The Russian government is considering establishing a national system of IT-security, including banning state use of foreign software to cut dependence on potentially vulnerable imports, according to a recent statement by Nikolai Nikiforov, Russia's communications minister.
These plans involve the establishment of engineering and computing infrastructure, data centres, as well as domestic software to ensure full-scale operation of state information systems.
According to Nikiforov, Russia currently has a high dependence on imported software and hardware for state requirements, with total purchases valued at £1.6 billion (80 billion rubles per year. The fall in oil prices and Ukraine-related western sanctions have cost Russia a combined £90 billion over the past year, but this latest move is reportedly prompted by security rather than financial concerns.
Nikiforov said that the establishment of such system is intended to prevent any violations of state sovereign by foreigners through their possible interventions in the state information system and will ensure Russia's independence in the field of IT-security.
Talking to SCMagazineUK.com, Bob Tarzey, analyst and director, Quocirca Ltd quipped: "I guess the Russian government must know something about the back doors can be included into software to make it so untrustworthy of other people's stuff!" Certainly the Edward Snowden revelations are likely to have had an impact, and a separate report suggests that there is a possibility that use of the RSA cryptographic algorithm may be banned in Russian information systems.
It is planned that Rostec, (a local state corporation established to promote development, production and export of hi-tech industrial products for civil and defence sectors) will be responsible for the implementation of the project.
As part of these plans, the Russian government plans to establish a special state fund, which will focus on the support of domestic developments in the field of IT-security. It is planned that the fund will be formed by 10 percent levy on the sale of licences for software in Russia.
In addition, the Russian government plans to ban purchases of foreign software for state use, starting from July 1, 2015.
An official representative of Rostec said that the company has plans to centralise procurement of equipment and software on the basis of its RT-Inform subsidiary, one of Russia's leading IT enterprises.
He has also added that the annual value of purchases of foreign IT technologies used by the government and various state corporations is estimated at £1.6 billion, however it is possible that this figure will significantly decline next year.
It is planned that the savings will used to support domestic software developers.
David Lacey, independent former CISO and industry commentator said to SCMagazineUK.com, "Controlling the supply chain is essential to guarantee security. But few countries or organisations can achieve this because of overriding commercial demands. Banning foreign software is a smart move if you have competitive local sources of supply, but it's a backward step if you need to cut costs and take advantage of the broader global marketplace."

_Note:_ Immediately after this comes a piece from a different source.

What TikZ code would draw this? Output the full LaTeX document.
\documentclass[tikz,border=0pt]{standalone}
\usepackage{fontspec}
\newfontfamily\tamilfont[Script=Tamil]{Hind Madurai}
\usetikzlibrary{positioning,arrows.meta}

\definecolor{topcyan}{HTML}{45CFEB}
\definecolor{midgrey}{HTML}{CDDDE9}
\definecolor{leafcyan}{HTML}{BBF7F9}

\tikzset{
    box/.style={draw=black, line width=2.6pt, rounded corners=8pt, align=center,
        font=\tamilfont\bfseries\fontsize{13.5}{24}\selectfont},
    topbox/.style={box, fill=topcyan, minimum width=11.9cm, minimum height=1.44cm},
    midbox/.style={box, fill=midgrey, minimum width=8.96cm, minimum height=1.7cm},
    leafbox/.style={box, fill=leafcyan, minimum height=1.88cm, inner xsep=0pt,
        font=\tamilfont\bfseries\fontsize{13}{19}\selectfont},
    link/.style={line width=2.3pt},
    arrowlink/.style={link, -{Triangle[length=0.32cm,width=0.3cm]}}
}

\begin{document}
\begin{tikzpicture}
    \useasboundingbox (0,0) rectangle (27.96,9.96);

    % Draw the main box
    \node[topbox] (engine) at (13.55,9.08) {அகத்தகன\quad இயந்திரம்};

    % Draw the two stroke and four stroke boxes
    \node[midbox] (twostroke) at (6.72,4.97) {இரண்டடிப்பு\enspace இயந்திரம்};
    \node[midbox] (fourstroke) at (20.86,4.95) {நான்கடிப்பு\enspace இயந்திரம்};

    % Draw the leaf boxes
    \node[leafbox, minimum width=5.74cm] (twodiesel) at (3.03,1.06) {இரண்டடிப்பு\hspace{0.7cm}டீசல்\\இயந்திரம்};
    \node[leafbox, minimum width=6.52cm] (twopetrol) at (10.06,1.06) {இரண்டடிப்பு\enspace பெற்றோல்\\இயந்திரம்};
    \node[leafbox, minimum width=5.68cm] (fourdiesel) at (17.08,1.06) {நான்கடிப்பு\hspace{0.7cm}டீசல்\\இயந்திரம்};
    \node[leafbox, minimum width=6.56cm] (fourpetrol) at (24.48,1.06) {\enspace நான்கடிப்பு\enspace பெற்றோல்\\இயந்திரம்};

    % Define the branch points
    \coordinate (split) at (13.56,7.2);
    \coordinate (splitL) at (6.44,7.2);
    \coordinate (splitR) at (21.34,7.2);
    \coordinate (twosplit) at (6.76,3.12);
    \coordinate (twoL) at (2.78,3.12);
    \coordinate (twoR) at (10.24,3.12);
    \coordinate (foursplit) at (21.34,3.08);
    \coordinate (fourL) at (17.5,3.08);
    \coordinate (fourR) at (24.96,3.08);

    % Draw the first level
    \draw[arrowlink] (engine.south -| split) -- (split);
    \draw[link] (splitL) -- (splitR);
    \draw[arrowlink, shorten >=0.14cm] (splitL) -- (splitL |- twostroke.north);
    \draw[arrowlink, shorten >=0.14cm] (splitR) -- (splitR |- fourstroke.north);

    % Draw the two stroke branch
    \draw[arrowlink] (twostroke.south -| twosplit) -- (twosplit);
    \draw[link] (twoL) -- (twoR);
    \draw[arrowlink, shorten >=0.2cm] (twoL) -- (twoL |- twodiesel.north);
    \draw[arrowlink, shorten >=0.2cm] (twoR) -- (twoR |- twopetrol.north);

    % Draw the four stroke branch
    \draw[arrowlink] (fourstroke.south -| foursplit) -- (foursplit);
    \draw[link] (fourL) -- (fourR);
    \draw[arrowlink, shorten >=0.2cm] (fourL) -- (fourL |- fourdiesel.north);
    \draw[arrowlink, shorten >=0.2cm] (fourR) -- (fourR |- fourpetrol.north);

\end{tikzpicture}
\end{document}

None of the software companies that SC Magazine contacted wished to comment on this reported development and its potential implications.

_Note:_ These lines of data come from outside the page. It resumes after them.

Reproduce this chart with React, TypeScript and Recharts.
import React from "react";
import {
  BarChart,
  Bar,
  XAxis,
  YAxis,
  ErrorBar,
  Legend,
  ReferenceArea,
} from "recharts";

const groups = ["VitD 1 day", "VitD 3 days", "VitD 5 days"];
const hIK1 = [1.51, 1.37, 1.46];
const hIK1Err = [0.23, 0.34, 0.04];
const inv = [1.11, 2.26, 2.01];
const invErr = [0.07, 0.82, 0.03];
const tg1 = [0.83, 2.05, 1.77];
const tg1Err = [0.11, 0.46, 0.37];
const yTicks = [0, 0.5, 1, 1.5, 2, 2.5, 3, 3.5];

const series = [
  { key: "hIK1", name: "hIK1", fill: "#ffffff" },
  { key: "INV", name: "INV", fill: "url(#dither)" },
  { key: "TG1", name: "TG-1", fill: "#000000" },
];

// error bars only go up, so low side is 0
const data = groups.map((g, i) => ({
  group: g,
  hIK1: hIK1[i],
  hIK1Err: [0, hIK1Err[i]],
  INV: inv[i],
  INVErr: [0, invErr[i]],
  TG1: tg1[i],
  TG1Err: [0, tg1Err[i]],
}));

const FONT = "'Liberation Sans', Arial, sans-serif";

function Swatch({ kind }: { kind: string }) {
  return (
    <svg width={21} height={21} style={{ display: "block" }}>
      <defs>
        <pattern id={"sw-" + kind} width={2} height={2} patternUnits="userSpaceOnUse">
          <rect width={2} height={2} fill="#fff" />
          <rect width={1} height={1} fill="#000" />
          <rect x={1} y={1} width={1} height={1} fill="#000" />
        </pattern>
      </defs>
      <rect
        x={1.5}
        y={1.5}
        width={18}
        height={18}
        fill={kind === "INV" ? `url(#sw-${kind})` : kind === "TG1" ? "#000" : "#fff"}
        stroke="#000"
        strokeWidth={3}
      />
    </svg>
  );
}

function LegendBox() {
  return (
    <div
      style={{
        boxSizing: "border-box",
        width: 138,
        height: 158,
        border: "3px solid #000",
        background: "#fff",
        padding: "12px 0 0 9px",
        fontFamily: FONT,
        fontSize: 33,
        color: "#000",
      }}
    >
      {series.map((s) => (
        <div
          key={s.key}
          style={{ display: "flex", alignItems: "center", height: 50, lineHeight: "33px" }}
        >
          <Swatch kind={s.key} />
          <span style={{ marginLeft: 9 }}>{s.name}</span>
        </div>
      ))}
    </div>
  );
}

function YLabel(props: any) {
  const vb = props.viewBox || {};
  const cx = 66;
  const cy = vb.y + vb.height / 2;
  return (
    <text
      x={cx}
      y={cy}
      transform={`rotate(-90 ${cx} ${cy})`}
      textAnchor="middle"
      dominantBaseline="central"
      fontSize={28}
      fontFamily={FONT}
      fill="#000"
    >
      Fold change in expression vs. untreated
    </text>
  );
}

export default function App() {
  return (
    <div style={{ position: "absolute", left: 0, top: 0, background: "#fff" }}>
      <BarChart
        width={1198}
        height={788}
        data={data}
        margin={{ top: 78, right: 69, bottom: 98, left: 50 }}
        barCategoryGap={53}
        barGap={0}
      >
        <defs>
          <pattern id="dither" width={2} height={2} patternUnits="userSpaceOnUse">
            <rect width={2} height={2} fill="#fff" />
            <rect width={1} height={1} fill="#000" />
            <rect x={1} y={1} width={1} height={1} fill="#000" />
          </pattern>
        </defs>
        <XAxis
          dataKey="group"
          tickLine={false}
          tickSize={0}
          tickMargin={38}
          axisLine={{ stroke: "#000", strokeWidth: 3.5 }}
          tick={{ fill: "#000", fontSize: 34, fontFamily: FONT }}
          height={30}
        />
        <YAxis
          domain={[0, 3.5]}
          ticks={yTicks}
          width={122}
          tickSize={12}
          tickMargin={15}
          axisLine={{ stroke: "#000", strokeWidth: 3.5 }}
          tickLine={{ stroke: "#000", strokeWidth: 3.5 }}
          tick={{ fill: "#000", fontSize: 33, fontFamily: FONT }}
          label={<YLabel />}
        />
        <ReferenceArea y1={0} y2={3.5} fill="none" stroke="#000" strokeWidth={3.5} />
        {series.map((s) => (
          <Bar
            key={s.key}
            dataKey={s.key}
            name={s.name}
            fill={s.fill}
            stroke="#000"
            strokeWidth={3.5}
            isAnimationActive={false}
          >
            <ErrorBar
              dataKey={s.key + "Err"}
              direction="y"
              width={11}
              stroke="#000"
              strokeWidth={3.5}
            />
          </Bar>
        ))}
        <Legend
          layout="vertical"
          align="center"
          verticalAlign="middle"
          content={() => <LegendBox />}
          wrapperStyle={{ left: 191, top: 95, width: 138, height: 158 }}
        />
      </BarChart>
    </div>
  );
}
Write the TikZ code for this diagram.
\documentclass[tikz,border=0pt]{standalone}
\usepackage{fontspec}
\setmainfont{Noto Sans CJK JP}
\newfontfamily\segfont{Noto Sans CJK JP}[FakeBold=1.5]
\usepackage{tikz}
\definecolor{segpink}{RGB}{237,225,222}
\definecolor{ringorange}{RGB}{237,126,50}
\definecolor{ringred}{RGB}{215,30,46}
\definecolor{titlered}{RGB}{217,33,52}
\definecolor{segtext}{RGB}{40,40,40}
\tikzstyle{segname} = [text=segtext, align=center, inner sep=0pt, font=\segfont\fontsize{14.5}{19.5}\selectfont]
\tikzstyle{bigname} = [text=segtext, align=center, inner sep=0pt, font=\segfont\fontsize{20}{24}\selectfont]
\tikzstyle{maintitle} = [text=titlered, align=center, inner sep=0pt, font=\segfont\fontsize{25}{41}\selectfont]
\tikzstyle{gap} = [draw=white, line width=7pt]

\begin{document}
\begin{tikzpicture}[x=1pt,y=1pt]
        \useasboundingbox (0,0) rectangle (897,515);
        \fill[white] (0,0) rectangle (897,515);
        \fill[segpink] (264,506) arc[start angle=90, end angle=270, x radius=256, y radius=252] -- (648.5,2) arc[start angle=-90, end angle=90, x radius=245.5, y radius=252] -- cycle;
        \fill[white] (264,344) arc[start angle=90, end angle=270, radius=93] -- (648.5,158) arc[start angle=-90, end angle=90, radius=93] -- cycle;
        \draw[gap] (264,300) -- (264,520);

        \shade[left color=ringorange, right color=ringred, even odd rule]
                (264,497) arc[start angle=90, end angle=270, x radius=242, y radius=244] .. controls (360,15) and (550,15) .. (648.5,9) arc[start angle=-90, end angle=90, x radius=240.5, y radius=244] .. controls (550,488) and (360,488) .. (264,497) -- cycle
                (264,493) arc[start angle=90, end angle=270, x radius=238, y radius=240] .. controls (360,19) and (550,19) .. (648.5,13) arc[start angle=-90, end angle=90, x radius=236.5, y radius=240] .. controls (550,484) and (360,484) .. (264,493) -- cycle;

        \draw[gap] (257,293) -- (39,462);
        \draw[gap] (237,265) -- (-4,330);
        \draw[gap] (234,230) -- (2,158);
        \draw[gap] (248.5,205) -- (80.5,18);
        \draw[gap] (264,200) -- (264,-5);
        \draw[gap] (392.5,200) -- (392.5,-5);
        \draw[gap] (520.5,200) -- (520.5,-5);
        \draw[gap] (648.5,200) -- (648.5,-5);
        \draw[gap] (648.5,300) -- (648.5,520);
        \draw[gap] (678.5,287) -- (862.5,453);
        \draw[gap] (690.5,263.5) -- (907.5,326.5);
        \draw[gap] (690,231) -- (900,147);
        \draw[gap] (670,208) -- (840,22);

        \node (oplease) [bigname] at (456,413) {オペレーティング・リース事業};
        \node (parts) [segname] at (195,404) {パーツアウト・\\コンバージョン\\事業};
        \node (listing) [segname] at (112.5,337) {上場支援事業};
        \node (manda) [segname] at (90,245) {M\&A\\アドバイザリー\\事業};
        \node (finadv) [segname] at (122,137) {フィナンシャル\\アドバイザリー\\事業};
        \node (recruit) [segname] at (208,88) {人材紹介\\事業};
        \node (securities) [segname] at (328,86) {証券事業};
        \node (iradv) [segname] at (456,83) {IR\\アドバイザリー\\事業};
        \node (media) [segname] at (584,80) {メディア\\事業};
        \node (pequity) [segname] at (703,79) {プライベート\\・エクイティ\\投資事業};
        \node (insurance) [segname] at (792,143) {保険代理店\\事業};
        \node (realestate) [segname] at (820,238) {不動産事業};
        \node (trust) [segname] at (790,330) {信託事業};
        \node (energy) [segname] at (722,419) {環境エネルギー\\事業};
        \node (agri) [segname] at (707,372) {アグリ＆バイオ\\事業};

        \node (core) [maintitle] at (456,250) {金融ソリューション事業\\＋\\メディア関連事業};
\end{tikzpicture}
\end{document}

According to Nikiforov, Rostec has already started building a new IT cluster in Innopolis, (an area in the Tatarstan Republic and one of the two Russian 'Science cities', along with Skolkovo).
It will house more than 2,500 domestic IT experts and developers. Among the products that will be designed in Innopolis are expected to be ERP-systems, databases, operating system and application development environment.
It is planned that the development of new software and IT technologies will be conducted by Rostec jointly with Rostelecom, Russias's leading long-distance telephony provider. In the latter case, the cooperation of the companies will take place through the establishment of a new large state-owned enterprise, to be called 'National Center of Informatisation'. The new company will focus on the design of state information systems and the development of the e-government infrastructure.
In the meantime, some leading Russian analysts in the field of IT-technologies have already criticised state plans to appoint Rostec as the company responsible for reform of the national state IT security. Ilya Massukh, president of the Fund of Information Democracy, one of Russia's leading IT technology analyst agencies commented that Rostec has already been involved in the design of a unified state information system for national healthcare in Russia, but has so far failed to achieve any significant results.